▶ _What to work on_
Starting at the first line of the data, please print exactly those lines through the one that holds "const xTickStep = 5;", omitting every picture.

▶ _Dataset excerpt_

____________

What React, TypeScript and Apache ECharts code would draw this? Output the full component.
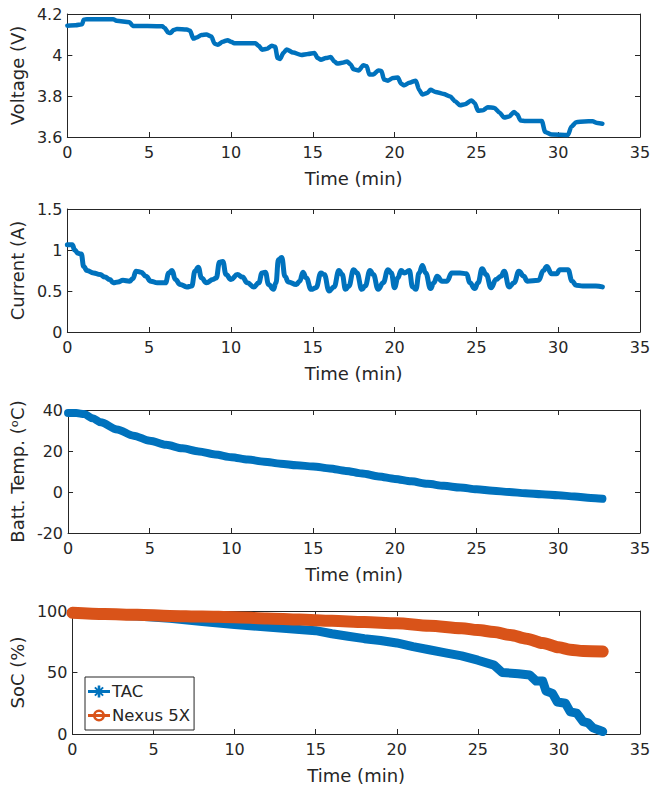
import React, { useEffect, useRef } from 'react';
import * as echarts from 'echarts';

// ---------- data ----------
const xTickMin = 0;
const xTickMax = 35;
const xTickStep = 5;

const voltTime = [0, 0.5, 0.9, 1.0, 1.2, 2.8, 3.0, 3.8, 4.0, 5.8, 5.95, 6.15, 6.3, 6.5, 6.7, 7.3, 7.5, 7.7, 7.9, 8.2, 8.5, 8.8, 9.0, 9.2, 9.5, 9.8, 10.0, 10.2, 11.5, 11.7, 11.9, 12.2, 12.5, 12.7, 12.85, 13.0, 13.2, 13.4, 13.8, 14.3, 14.7, 15.1, 15.3, 15.5, 15.8, 16.1, 16.3, 16.5, 16.8, 17.1, 17.3, 17.5, 17.8, 18.1, 18.3, 18.45, 18.7, 19.0, 19.2, 19.35, 19.6, 19.9, 20.2, 20.4, 20.6, 20.9, 21.3, 21.5, 21.7, 22.0, 22.2, 22.5, 23.0, 23.4, 23.7, 24.0, 24.3, 24.7, 24.9, 25.1, 25.4, 25.7, 26.1, 26.4, 26.7, 27.0, 27.3, 27.5, 27.7, 28.0, 29.0, 29.2, 29.6, 30.6, 30.8, 31.1, 31.6, 32.1, 32.4, 32.7];
const voltValue = [4.143, 4.145, 4.15, 4.172, 4.175, 4.175, 4.167, 4.16, 4.142, 4.14, 4.132, 4.11, 4.107, 4.122, 4.127, 4.125, 4.118, 4.08, 4.085, 4.098, 4.1, 4.09, 4.055, 4.05, 4.065, 4.072, 4.065, 4.057, 4.057, 4.045, 4.026, 4.03, 4.045, 4.04, 3.985, 3.98, 4.01, 4.027, 4.012, 4.0, 4.005, 4.01, 3.985, 3.977, 3.985, 3.99, 3.97, 3.958, 3.962, 3.968, 3.955, 3.93, 3.925, 3.95, 3.945, 3.905, 3.905, 3.925, 3.922, 3.88, 3.875, 3.888, 3.89, 3.86, 3.852, 3.865, 3.875, 3.83, 3.807, 3.815, 3.83, 3.82, 3.81, 3.798, 3.775, 3.755, 3.76, 3.778, 3.765, 3.728, 3.73, 3.745, 3.742, 3.72, 3.695, 3.7, 3.722, 3.71, 3.68, 3.678, 3.678, 3.625, 3.612, 3.61, 3.65, 3.672, 3.676, 3.677, 3.668, 3.665];

const currTime = [0, 0.3, 0.45, 0.65, 0.85, 1.0, 1.2, 1.6, 2.0, 2.3, 2.6, 2.8, 3.1, 3.4, 3.8, 4.0, 4.2, 4.5, 4.8, 5.1, 5.5, 6.0, 6.2, 6.4, 6.6, 6.9, 7.3, 7.6, 7.8, 8.0, 8.2, 8.5, 8.9, 9.1, 9.3, 9.5, 9.7, 10.0, 10.4, 10.7, 11.0, 11.4, 11.7, 11.9, 12.1, 12.3, 12.6, 12.75, 12.9, 13.1, 13.3, 13.5, 14.0, 14.2, 14.4, 14.6, 14.9, 15.2, 15.5, 15.7, 16.0, 16.3, 16.6, 16.8, 17.0, 17.2, 17.5, 17.7, 18.0, 18.2, 18.5, 18.7, 19.0, 19.3, 19.6, 19.8, 20.0, 20.2, 20.4, 20.6, 20.9, 21.1, 21.3, 21.5, 21.7, 21.9, 22.2, 22.4, 22.6, 22.9, 23.2, 23.5, 24.0, 24.4, 24.6, 24.9, 25.1, 25.35, 25.6, 25.9, 26.2, 26.5, 26.7, 27.0, 27.3, 27.6, 27.9, 28.1, 28.8, 29.1, 29.3, 29.6, 29.9, 30.1, 30.6, 30.85, 31.1, 31.5, 32.3, 32.7];
const currValue = [1.065, 1.065, 1.0, 0.96, 0.95, 0.8, 0.75, 0.72, 0.7, 0.67, 0.64, 0.6, 0.61, 0.63, 0.62, 0.65, 0.74, 0.73, 0.68, 0.62, 0.6, 0.6, 0.72, 0.75, 0.64, 0.58, 0.55, 0.56, 0.74, 0.79, 0.66, 0.6, 0.64, 0.66, 0.85, 0.86, 0.7, 0.64, 0.7, 0.67, 0.6, 0.55, 0.6, 0.72, 0.73, 0.58, 0.52, 0.6, 0.88, 0.91, 0.68, 0.61, 0.58, 0.62, 0.73, 0.66, 0.52, 0.54, 0.72, 0.7, 0.5, 0.55, 0.75, 0.7, 0.52, 0.56, 0.76, 0.72, 0.52, 0.56, 0.75, 0.7, 0.52, 0.6, 0.76, 0.72, 0.54, 0.66, 0.75, 0.72, 0.75, 0.55, 0.52, 0.72, 0.81, 0.72, 0.53, 0.6, 0.68, 0.62, 0.62, 0.72, 0.72, 0.71, 0.6, 0.53, 0.6, 0.77, 0.7, 0.54, 0.64, 0.68, 0.74, 0.55, 0.6, 0.74, 0.68, 0.62, 0.63, 0.75, 0.8, 0.71, 0.71, 0.76, 0.76, 0.62, 0.57, 0.56, 0.56, 0.55];

const tempTime = [0, 0.5, 1, 1.5, 2, 3, 4, 5, 6, 7, 8, 9, 10, 11, 12, 13, 14, 15, 16, 17, 18, 19, 20, 21, 22, 23, 24, 25, 26, 27, 28, 29, 30, 31, 32, 32.7];
const tempValue = [38.5, 38.5, 38, 36, 34, 30.5, 27.5, 25, 23, 21.3, 19.8, 18.3, 17, 15.8, 14.8, 13.8, 13, 12.5, 11.5, 10.3, 9, 7.6, 6.4, 5.2, 4, 3, 2.2, 1.3, 0.6, 0, -0.6, -1.1, -1.6, -2.2, -2.9, -3.3];

const tacTime = [0, 2, 4, 6, 8, 10, 12, 14, 15, 16, 17, 18, 19, 20, 21, 22, 23, 24, 25, 26, 26.5, 27.5, 28.2, 28.6, 29.0, 29.2, 29.6, 29.9, 30.4, 30.7, 31.1, 31.5, 31.8, 32.1, 32.5, 32.7];
const tacSoc = [98, 97, 96, 94, 91.5, 89, 87, 85, 84, 81.5, 79.5, 77.5, 76, 74, 71, 68.5, 66, 63.5, 60, 56, 50, 49, 48, 43, 43, 35, 33, 26, 25, 18, 17, 10, 9, 5, 3, 2];

const nexusTime = [0, 2, 4, 6, 8, 10, 12, 14, 16, 18, 20, 22, 24, 25, 26, 27, 28, 29, 30, 30.7, 31.5, 32.7];
const nexusSoc = [98.5, 97.5, 97, 96, 95.5, 95, 94, 93, 92, 91, 90, 88, 86, 84.5, 83, 80.5, 77.5, 74, 70.5, 68.5, 67.5, 67];

const yLabels = ['Voltage (V)', 'Current (A)', 'Batt. Temp. (ᵒC)', 'SoC (%)'];
const yMin = [3.6, 0, -20, 0];
const yMax = [4.2, 1.5, 40, 100];
const yStep = [0.2, 0.5, 20, 50];
const xLabel = 'Time (min)';
const legendNames = ['TAC', 'Nexus 5X'];

// ---------- style ----------
const FONT = 'DejaVu Sans';
const TXT = '#262626';
const AXC = '#262626';
const BLUE = '#0072BD';
const ORANGE = '#D95319';
const panelTops = [14, 209, 410, 611];
const panelH = 123;

const pair = (t: number[], v: number[]) => t.map((x, i) => [x, v[i]]);

const TAC_ICON =
  'path://M0 4.5L22 4.5L22 7.5L0 7.5Z M9.7 0L12.3 0L12.3 12L9.7 12Z M7.6 1.2L15.8 9.4L14.4 10.8L6.2 2.6Z M14.4 1.2L15.8 2.6L7.6 10.8L6.2 9.4Z';
const NEXUS_ICON =
  'path://M0 4.5L22 4.5L22 7.5L0 7.5Z M5 6A6 6 0 0 1 17 6A6 6 0 0 1 5 6Z M7.6 6A3.4 3.4 0 0 0 14.4 6A3.4 3.4 0 0 0 7.6 6Z';

export default function App() {
  const ref = useRef<HTMLDivElement>(null);
  useEffect(() => {
    const chart = echarts.init(ref.current!, null, { renderer: 'svg' });
    const grids: any[] = [];
    const xAxes: any[] = [];
    const yAxes: any[] = [];
    const axisLine = { show: true, onZero: false, lineStyle: { color: AXC, width: 1 } };
    const tick = { show: true, inside: true, length: 5, lineStyle: { color: AXC, width: 1 } };
    const labelStyle = { color: TXT, fontFamily: FONT, fontSize: 16 };
    for (let i = 0; i < 4; i++) {
      grids.push({ left: 67, width: 573, top: panelTops[i], height: panelH, containLabel: false });
    }
    for (let i = 0; i < 4; i++) {
      xAxes.push({
        type: 'value', gridIndex: i, min: xTickMin, max: xTickMax, interval: xTickStep,
        position: 'bottom', axisLine, axisTick: tick, splitLine: { show: false },
        axisLabel: { ...labelStyle, margin: 7 },
        name: xLabel, nameLocation: 'middle', nameGap: 32,
        nameTextStyle: { color: TXT, fontFamily: FONT, fontSize: 18 },
      });
    }
    for (let i = 0; i < 4; i++) {
      xAxes.push({
        type: 'value', gridIndex: i, min: xTickMin, max: xTickMax, interval: xTickStep,
        position: 'top', axisLine, axisTick: tick, splitLine: { show: false },
        axisLabel: { show: false },
      });
    }
    for (let i = 0; i < 4; i++) {
      yAxes.push({
        type: 'value', gridIndex: i, min: yMin[i], max: yMax[i], interval: yStep[i],
        position: 'left', axisLine, axisTick: tick, splitLine: { show: false },
        axisLabel: {
          ...labelStyle, margin: 5,
          formatter: (v: number) => String(+v.toFixed(2)),
        },
        name: yLabels[i], nameLocation: 'middle', nameGap: 34,
        nameTextStyle: { color: TXT, fontFamily: FONT, fontSize: 18 },
      });
    }
    for (let i = 0; i < 4; i++) {
      yAxes.push({
        type: 'value', gridIndex: i, min: yMin[i], max: yMax[i], interval: yStep[i],
        position: 'right', axisLine, axisTick: tick, splitLine: { show: false },
        axisLabel: { show: false },
      });
    }
    const lineSeries = (name: string, idx: number, data: number[][], color: string, width: number, smooth = 0) => ({
      type: 'line', name, xAxisIndex: idx, yAxisIndex: idx, data,
      showSymbol: false, symbol: 'none', clip: false,
      smooth, smoothMonotone: 'x',
      lineStyle: { color, width, cap: 'round', join: 'round' },
      itemStyle: { color },
    });
    chart.setOption({
      animation: false,
      backgroundColor: '#ffffff',
      grid: grids,
      xAxis: xAxes,
      yAxis: yAxes,
      legend: {
        left: 85, top: 677, orient: 'vertical',
        data: [
          { name: legendNames[0], icon: TAC_ICON },
          { name: legendNames[1], icon: NEXUS_ICON },
        ],
        itemWidth: 22, itemHeight: 12, itemGap: 7,
        padding: [6, 4, 6, 3],
        borderColor: AXC, borderWidth: 1, backgroundColor: '#ffffff',
        textStyle: { color: TXT, fontFamily: FONT, fontSize: 16.5, padding: [0, 0, 0, -3] },
      },
      series: [
        lineSeries('Voltage', 0, pair(voltTime, voltValue), BLUE, 4.5, 0.25),
        lineSeries('Current', 1, pair(currTime, currValue), BLUE, 5, 0.45),
        lineSeries('Temp', 2, pair(tempTime, tempValue), BLUE, 8, 0.3),
        lineSeries(legendNames[0], 3, pair(tacTime, tacSoc), BLUE, 9),
        lineSeries(legendNames[1], 3, pair(nexusTime, nexusSoc), ORANGE, 12, 0.3),
      ],
    });
    return () => chart.dispose();
  }, []);
  return (
    <div
      ref={ref}
      style={{ position: 'absolute', left: 0, top: 0, width: 657, height: 785, background: '#fff' }}
    />
  );
}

____________

▶ _Answer to this task_
What React, TypeScript and Apache ECharts code would draw this? Output the full component.
import React, { useEffect, useRef } from 'react';
import * as echarts from 'echarts';

// ---------- data ----------
const xTickMin = 0;
const xTickMax = 35;
const xTickStep = 5;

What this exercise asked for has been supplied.